About that time, Lorraine, our American Ob/Gyn came to help me peel and cut and excise the ulcers from said apples. To my surprise, Odile, the Swiss doctor had shown up the day before with a jar of wheat germ. This wheat germ, an inferior distant cousin to our wheat germ, however, was tasteless and so small and powder-like that if you breathe at it the wrong way, you could scatter it into the wind and make someone sneeze in Guatemala. But since I was making the best of it, I decided to use it anyway, and in fact use twice as much. Even if the apple pie tasted like a box of Kleenex, it was at least going to contain all the right ingredients.

Next, I called the dough out of the fridge and rolled it on the table using an empty jar of jam for my rolling pin. The dough had the distinct resemblance to a stretchable eraser, but subject to enough abuse, it was able to get it into a large enough size for the pie pan. I hurried to transplant it and let it stick to the pie pan before it snapped back into a ball of dough and perhaps rolled itself back into the refrigerator to hide.

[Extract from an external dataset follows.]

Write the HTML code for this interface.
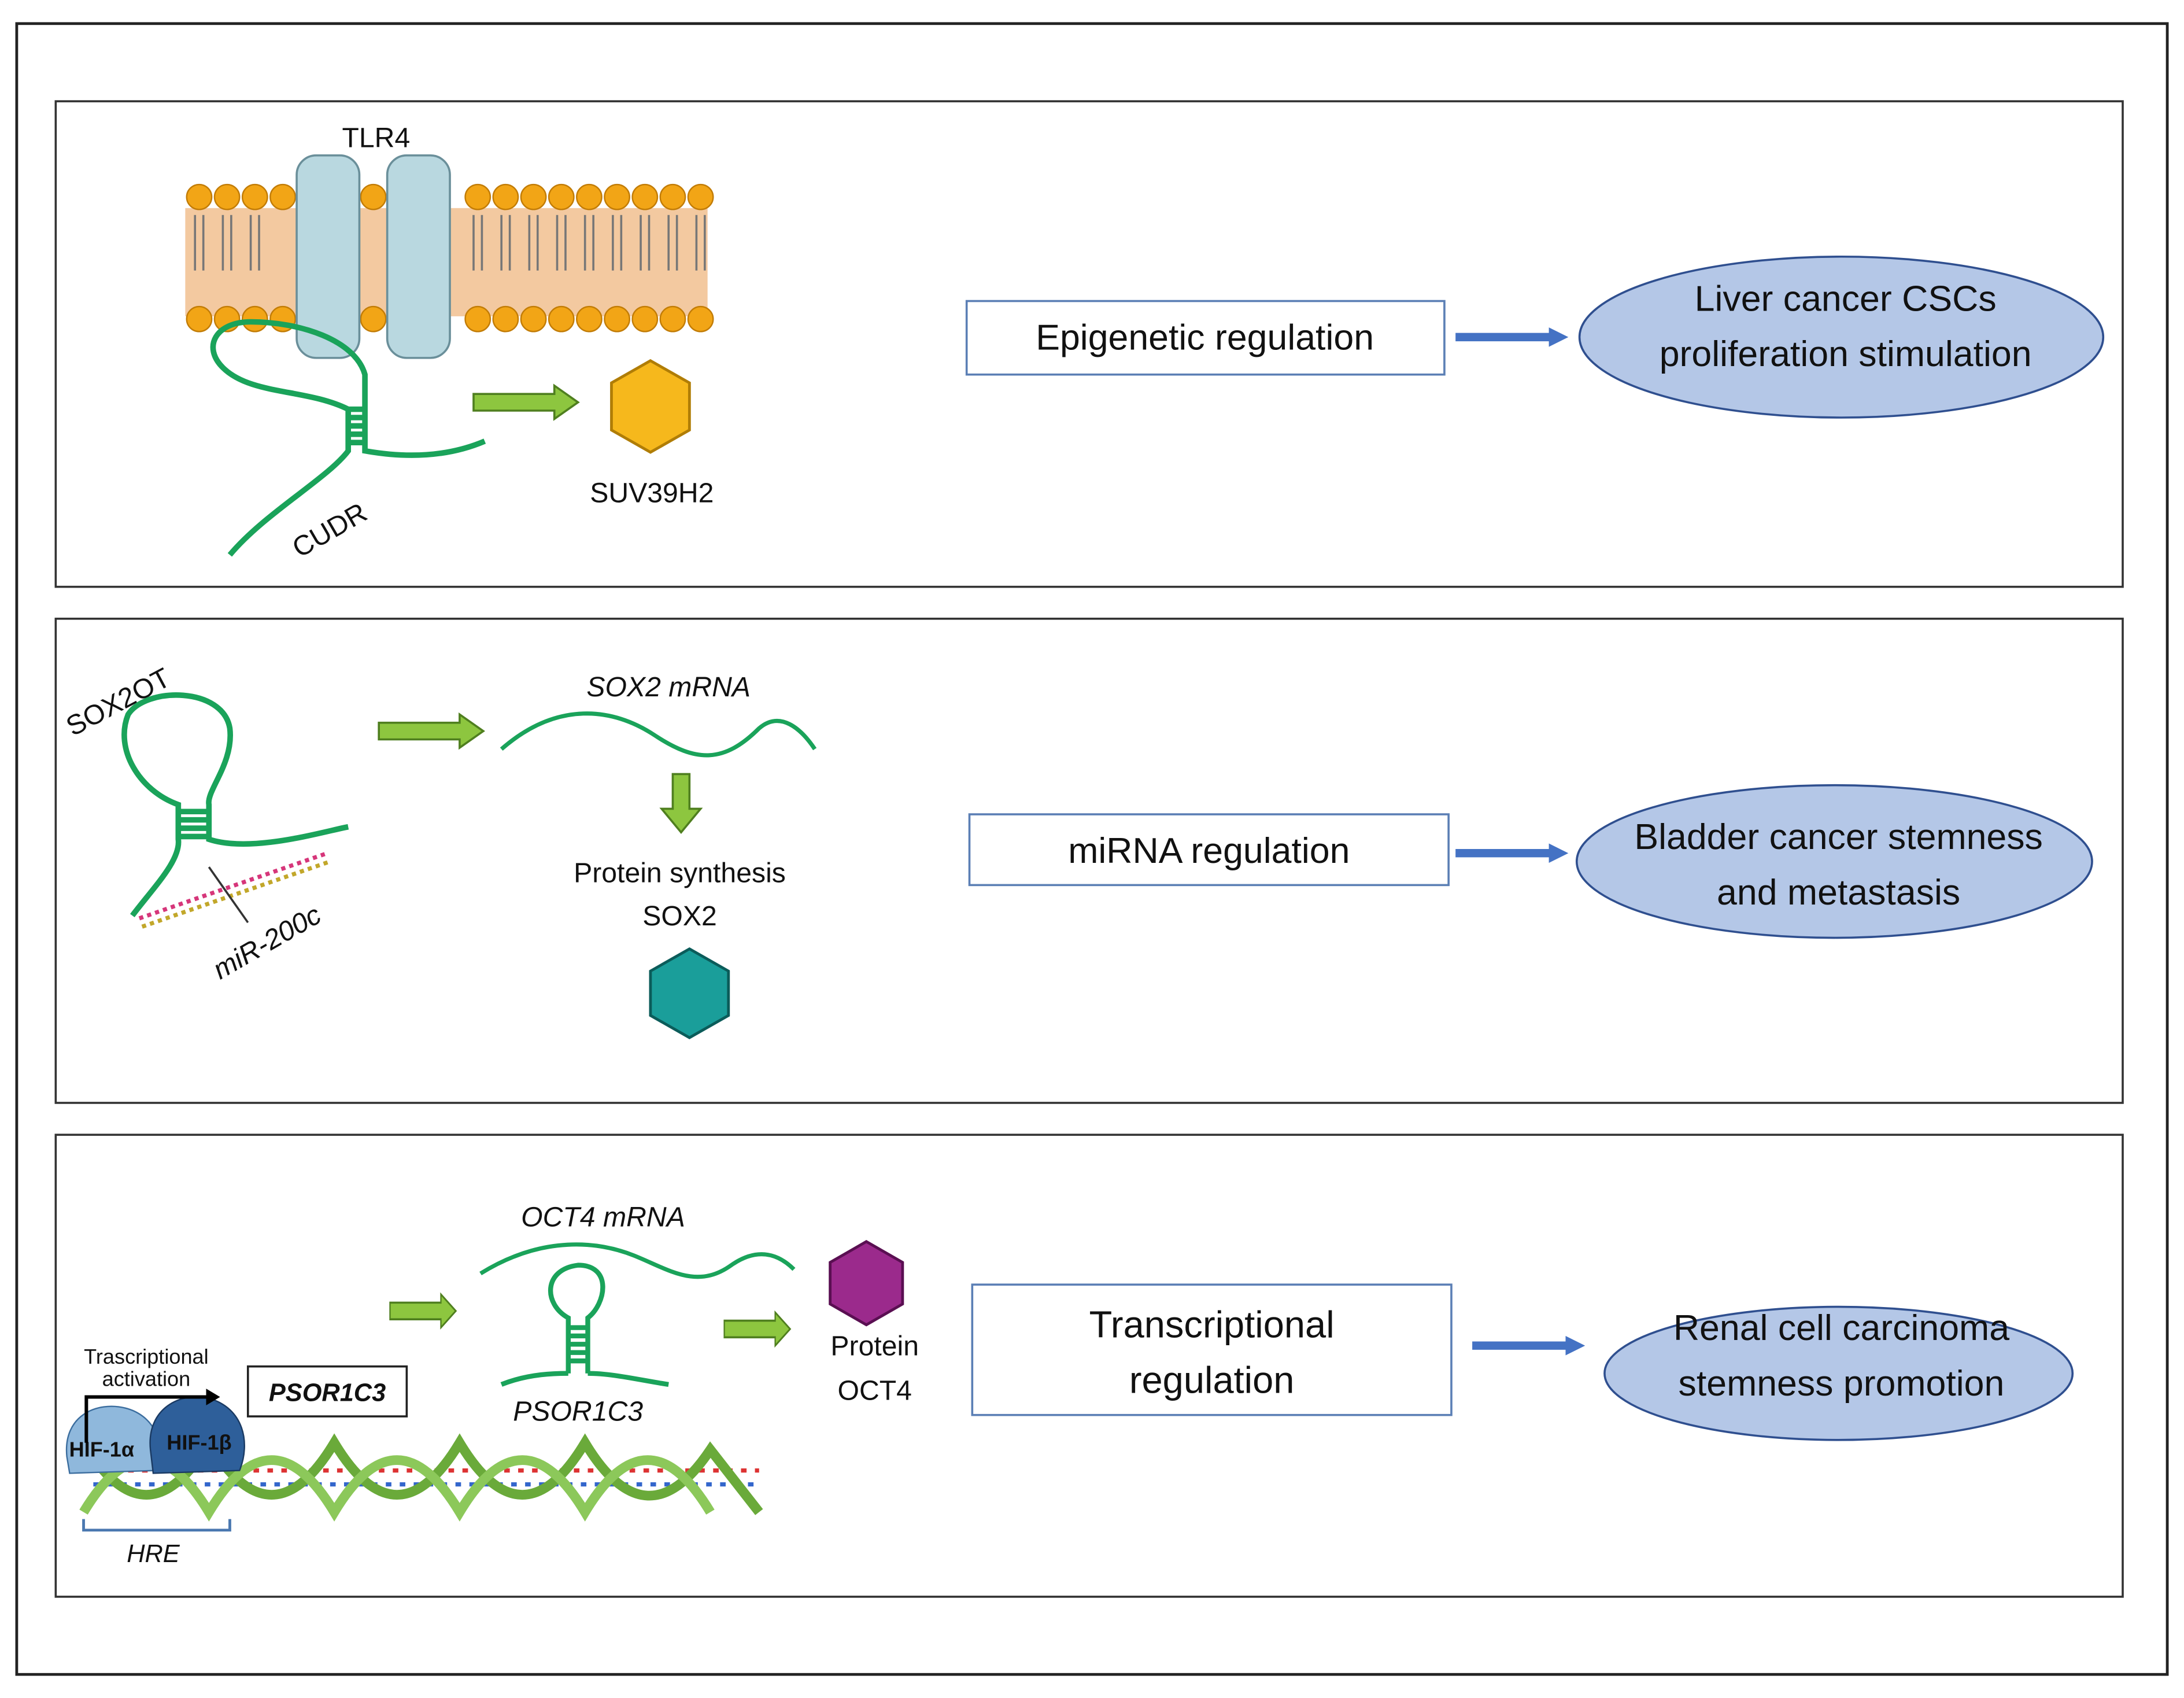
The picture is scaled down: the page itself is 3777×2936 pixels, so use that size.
<!DOCTYPE html>
<html><head><meta charset="utf-8"><style>
html,body{margin:0;padding:0;background:#fff}
svg{display:block}
text{font-family:"Liberation Sans","DejaVu Sans",sans-serif;fill:#111}
</style></head><body>
<svg width="3777" height="2936" viewBox="0 0 1568 1224" preserveAspectRatio="none" xmlns="http://www.w3.org/2000/svg">
<defs>
<marker id="ba" markerWidth="14" markerHeight="14" refX="4" refY="7" orient="auto" markerUnits="userSpaceOnUse"><path d="M0,0 L14,7 L0,14 z" fill="#4472c4"/></marker>
<g id="garrow"><path d="M0,-6 L58,-6 L58,-12 L75,0 L58,12 L58,6 L0,6 z" fill="#8dc63f" stroke="#4f7f1f" stroke-width="1.5"/></g>
</defs>
<rect x="12" y="17" width="1544" height="1190" fill="#fff" stroke="#222" stroke-width="2"/>
<rect x="40" y="73" width="1484" height="350" fill="none" stroke="#333" stroke-width="1.5"/>
<rect x="40" y="446" width="1484" height="349" fill="none" stroke="#333" stroke-width="1.5"/>
<rect x="40" y="818" width="1484" height="333" fill="none" stroke="#333" stroke-width="1.5"/>

<!-- Panel 1 membrane -->
<rect x="133" y="150" width="375" height="78" fill="#f3c9a0"/>
<g fill="#f2a516" stroke="#c27c06" stroke-width="1">
<circle cx="143" cy="142" r="9"/><circle cx="163" cy="142" r="9"/><circle cx="183" cy="142" r="9"/><circle cx="203" cy="142" r="9"/><circle cx="343" cy="142" r="9"/><circle cx="363" cy="142" r="9"/><circle cx="383" cy="142" r="9"/><circle cx="403" cy="142" r="9"/><circle cx="423" cy="142" r="9"/><circle cx="443" cy="142" r="9"/><circle cx="463" cy="142" r="9"/><circle cx="483" cy="142" r="9"/><circle cx="503" cy="142" r="9"/><circle cx="268" cy="142" r="9"/>
<circle cx="143" cy="230" r="9"/><circle cx="163" cy="230" r="9"/><circle cx="183" cy="230" r="9"/><circle cx="203" cy="230" r="9"/><circle cx="343" cy="230" r="9"/><circle cx="363" cy="230" r="9"/><circle cx="383" cy="230" r="9"/><circle cx="403" cy="230" r="9"/><circle cx="423" cy="230" r="9"/><circle cx="443" cy="230" r="9"/><circle cx="463" cy="230" r="9"/><circle cx="483" cy="230" r="9"/><circle cx="503" cy="230" r="9"/><circle cx="268" cy="230" r="9"/>
</g>
<g stroke="#777" stroke-width="1.5" fill="none">
<path d="M140,155v40M146,155v40M160,155v40M166,155v40M180,155v40M186,155v40M340,155v40M346,155v40M360,155v40M366,155v40M380,155v40M386,155v40M400,155v40M406,155v40M420,155v40M426,155v40M440,155v40M446,155v40M460,155v40M466,155v40M480,155v40M486,155v40M500,155v40M506,155v40"/>
</g>
<rect x="213" y="112" width="45" height="146" rx="14" fill="#b9d8e0" stroke="#6a8f9a" stroke-width="1.5"/>
<rect x="278" y="112" width="45" height="146" rx="14" fill="#b9d8e0" stroke="#6a8f9a" stroke-width="1.5"/>
<text x="270" y="106" font-size="20" text-anchor="middle">TLR4</text>
<g stroke="#1aa35a" stroke-width="4" fill="none">
<path d="M165,400 C190,370 235,345 250,325 L250,295 C220,280 180,285 160,265 C145,250 155,232 180,232 C215,232 255,245 262,270 L262,295 L262,325 C290,330 320,330 348,318"/>
<path d="M250,295h12M250,301h12M250,307h12M250,313h12M250,319h12"/>
</g>
<text x="240" y="388" font-size="20" transform="rotate(-30 240 388)" text-anchor="middle">CUDR</text>
<use href="#garrow" x="340" y="290"/>
<polygon points="467,260 495,276 495,310 467,326 439,310 439,276" fill="#f6b81c" stroke="#b07d06" stroke-width="2"/>
<text x="468" y="362" font-size="20" text-anchor="middle">SUV39H2</text>
<rect x="694" y="217" width="343" height="53" fill="#fff" stroke="#5b7fb5" stroke-width="1.5"/>
<text x="865" y="252" font-size="26" text-anchor="middle">Epigenetic regulation</text>
<line x1="1045" y1="243" x2="1116" y2="243" stroke="#4472c4" stroke-width="6" marker-end="url(#ba)"/>
<ellipse cx="1322" cy="243" rx="188" ry="58" fill="#b4c7e7" stroke="#2f4f8f" stroke-width="1.5"/>
<text x="1325" y="224" font-size="26" text-anchor="middle">Liver cancer CSCs</text>
<text x="1325" y="264" font-size="26" text-anchor="middle">proliferation stimulation</text>

<!-- Panel 2 -->
<text x="88" y="512" font-size="20" transform="rotate(-28 88 512)" text-anchor="middle">SOX2OT</text>
<g stroke="#1aa35a" stroke-width="4" fill="none">
<path d="M95,660 C110,640 130,620 128,605 L128,580 C100,570 82,540 92,515 C105,495 160,495 165,525 C168,550 148,570 150,580 L150,605 C180,615 230,600 250,596"/>
<path d="M128,585h22M128,591h22M128,597h22M128,603h22"/>
</g>
<g stroke-width="3">
<path d="M100,662 L235,615" stroke="#d6367a" stroke-dasharray="3 3"/>
<path d="M102,668 L237,621" stroke="#c2a72a" stroke-dasharray="3 3"/>
</g>
<line x1="150" y1="625" x2="178" y2="665" stroke="#333" stroke-width="1.5"/>
<text x="195" y="685" font-size="20" font-style="italic" transform="rotate(-30 195 685)" text-anchor="middle">miR-200c</text>
<use href="#garrow" x="272" y="527"/>
<text x="480" y="502" font-size="20" font-style="italic" text-anchor="middle">SOX2 mRNA</text>
<path d="M360,540 C400,505 440,510 470,530 C500,550 520,550 545,525 C560,512 575,525 585,540" stroke="#1aa35a" stroke-width="3" fill="none"/>
<path d="M483,558 h12 v25 h8 l-14,17 l-14,-17 h8 z" fill="#8dc63f" stroke="#4f7f1f" stroke-width="1.5"/>
<text x="488" y="636" font-size="20" text-anchor="middle">Protein synthesis</text>
<text x="488" y="667" font-size="20" text-anchor="middle">SOX2</text>
<polygon points="495,684 523,700 523,732 495,748 467,732 467,700" fill="#1a9e9a" stroke="#0b5c5a" stroke-width="2"/>
<rect x="696" y="587" width="344" height="51" fill="#fff" stroke="#5b7fb5" stroke-width="1.5"/>
<text x="868" y="622" font-size="26" text-anchor="middle">miRNA regulation</text>
<line x1="1045" y1="615" x2="1116" y2="615" stroke="#4472c4" stroke-width="6" marker-end="url(#ba)"/>
<ellipse cx="1317" cy="621" rx="185" ry="55" fill="#b4c7e7" stroke="#2f4f8f" stroke-width="1.5"/>
<text x="1320" y="612" font-size="26" text-anchor="middle">Bladder cancer stemness</text>
<text x="1320" y="652" font-size="26" text-anchor="middle">and metastasis</text>

<!-- Panel 3 -->
<text x="433" y="884" font-size="20" font-style="italic" text-anchor="middle">OCT4 mRNA</text>
<path d="M345,918 C390,890 430,895 455,905 C480,915 500,930 525,912 C545,898 560,905 570,915" stroke="#1aa35a" stroke-width="3" fill="none"/>
<g stroke="#1aa35a" stroke-width="3.5" fill="none">
<path d="M408,990 L408,950 C390,940 390,915 415,912 C440,912 435,940 422,950 L422,990"/>
<path d="M360,998 C380,990 400,990 408,990 M422,990 C440,990 460,995 480,998"/>
<path d="M408,957h14M408,963h14M408,969h14M408,975h14M408,981h14"/>
</g>
<text x="415" y="1024" font-size="20" font-style="italic" text-anchor="middle">PSOR1C3</text>
<use href="#garrow" x="280" y="945" transform="translate(280,945) scale(0.63,1) translate(-280,-945)"/>
<use href="#garrow" x="520" y="958" transform="translate(520,958) scale(0.63,1) translate(-520,-958)"/>
<polygon points="622,895 648,910 648,940 622,955 596,940 596,910" fill="#9b2a8c" stroke="#5a0f52" stroke-width="2"/>
<text x="628" y="977" font-size="20" text-anchor="middle">Protein</text>
<text x="628" y="1009" font-size="20" text-anchor="middle">OCT4</text>
<rect x="698" y="926" width="344" height="94" fill="#fff" stroke="#5b7fb5" stroke-width="1.5"/>
<text x="870" y="964" font-size="27" text-anchor="middle">Transcriptional</text>
<text x="870" y="1004" font-size="27" text-anchor="middle">regulation</text>
<line x1="1057" y1="970" x2="1128" y2="970" stroke="#4472c4" stroke-width="6" marker-end="url(#ba)"/>
<ellipse cx="1320" cy="990" rx="168" ry="48" fill="#b4c7e7" stroke="#2f4f8f" stroke-width="1.5"/>
<text x="1322" y="966" font-size="26" text-anchor="middle">Renal cell carcinoma</text>
<text x="1322" y="1006" font-size="26" text-anchor="middle">stemness promotion</text>
<g stroke-width="3">
<path d="M62,1060 L545,1060" stroke="#d33" stroke-dasharray="4 6"/>
<path d="M62,1070 L545,1070" stroke="#36c" stroke-dasharray="4 6" stroke-dashoffset="5"/>
</g>
<path d="M60,1040 C90,1090 120,1090 150,1040 C180,1090 210,1090 240,1040 C270,1090 300,1090 330,1040 C360,1090 390,1090 420,1040 C450,1090 480,1090 510,1045 L545,1090" stroke="#6aaa3a" stroke-width="7" fill="none"/>
<path d="M60,1090 C90,1040 120,1040 150,1090 C180,1040 210,1040 240,1090 C270,1040 300,1040 330,1090 C360,1040 390,1040 420,1090 C450,1040 480,1040 510,1090" stroke="#8cc85a" stroke-width="7" fill="none"/>
<path d="M48,1050 C45,1020 70,1010 90,1015 C110,1020 120,1040 112,1060 L50,1062 z" fill="#8fb8dc" stroke="#3b6d9e"/>
<path d="M108,1045 C105,1015 130,1003 150,1008 C175,1015 180,1040 172,1060 L110,1062 z" fill="#2e5f9a" stroke="#1a3a63"/>
<text x="73" y="1050" font-size="15" font-weight="bold" text-anchor="middle">HIF-1α</text>
<text x="143" y="1045" font-size="15" font-weight="bold" text-anchor="middle">HIF-1β</text>
<path d="M62,1040 L62,1007 L148,1007" stroke="#000" stroke-width="2.5" fill="none"/>
<path d="M148,1001 L158,1007 L148,1013 z"/>
<text x="105" y="983" font-size="15" text-anchor="middle">Trascriptional</text>
<text x="105" y="999" font-size="15" text-anchor="middle">activation</text>
<rect x="178" y="985" width="114" height="36" fill="#fff" stroke="#222" stroke-width="1.5"/>
<text x="235" y="1010" font-size="18" font-weight="bold" font-style="italic" text-anchor="middle">PSOR1C3</text>
<path d="M60,1095 L60,1103 L165,1103 L165,1095" stroke="#4a78b0" stroke-width="2" fill="none"/>
<text x="110" y="1126" font-size="18" font-style="italic" text-anchor="middle">HRE</text>
</svg>
</body></html>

Pie completed, I placed it in the oven, lit several matches, and set the oven on level “5” for “hotter than 4.”
When finished, it looked pretty, and people enjoyed it after I had carefully explained to the other doctors in my Spanish that Thanksgiving is the time of the year when the Pilgrims and pumpkins got together and ate the Indians. But in reality, it tasted like apples in a cardboard box. No one noticed, though, and no one tried to top their pie with beans and salsa which was a sure compliment to the chef that they enjoyed the flavor --- or at least the change from the beans and salsa they had piled on top of the beans and salsa that was our dinner.

Making things more authentic for the Thanksgiving experience, the electrical company shut off the power for the entire town at 2pm because the municipal had not paid their bill so we sat ate our dinner by candlelight. There we sat, three people from the United States with the modern versions of native Mexicans, passing apple pie pieces and beans and salsa (though not together) – it was so metaphorically perfect, I may have had tears in my eyes – if you could only see them in the dark!


Yesterday, what started as a simple lantern made of paper by a nurse developed into an intensive origami training program in Lorraine’s room until I would not stop before a hot air balloon was generated. We mastered the paper balloon over our lunch break and I quickly decided to expand to a larger piece of newspaper. Then I taped a plastic cup to it with dental floss below the opening and placed it aside, proud of my accomplishment. Frightened by my concept of filling the cup with gasoline, Lorraine kept the balloon well hidden until tonight when, bored and sitting in the candlelight, I decided it was time to take it to the air. The gasoline stores closed, I filled the cup with tissues and headed outside, my aviation glasses and silk scarf in place. Lorraine followed for the momentous occasion as my “co-pilot,” I said – “chaperone,” she said. After several takes, I finally succeeded in burning the entire balloon, plastic cup and then reluctantly, the tissues. Well, that happened to the Hindenberg too but that doesn’t mean it wasn’t great. A car passed us as we watched my dream of escape turn into a small fiery flare in the dark street. Although I will next be heading to the disaster zone of Hurricane Stan, near Tapachula (where the floods are that had been on the news in the U.S.) and she will be heading to her home in Massachusetts, we both have two days left here in Altamirano and we are both ready to leave. “If the car stops,” I said to her, “tell them we got lost in Texas and our car broke down but we were on our way back to New York and could they give us a ride as far as the border.”

This morning I woke up without electricity, without hot water and without cold water. It is 48 degrees inside during the night and this week my new digital camera was stolen. I don’t know what the pilgrims were thinking, but I would not mind going back to the United States for a few days. At this point it is three more weeks until my break. Currently, however, I am looking forward to that warm Tapachula sun about which so many popular American folk songs have been written. Happy Thanksgiving!!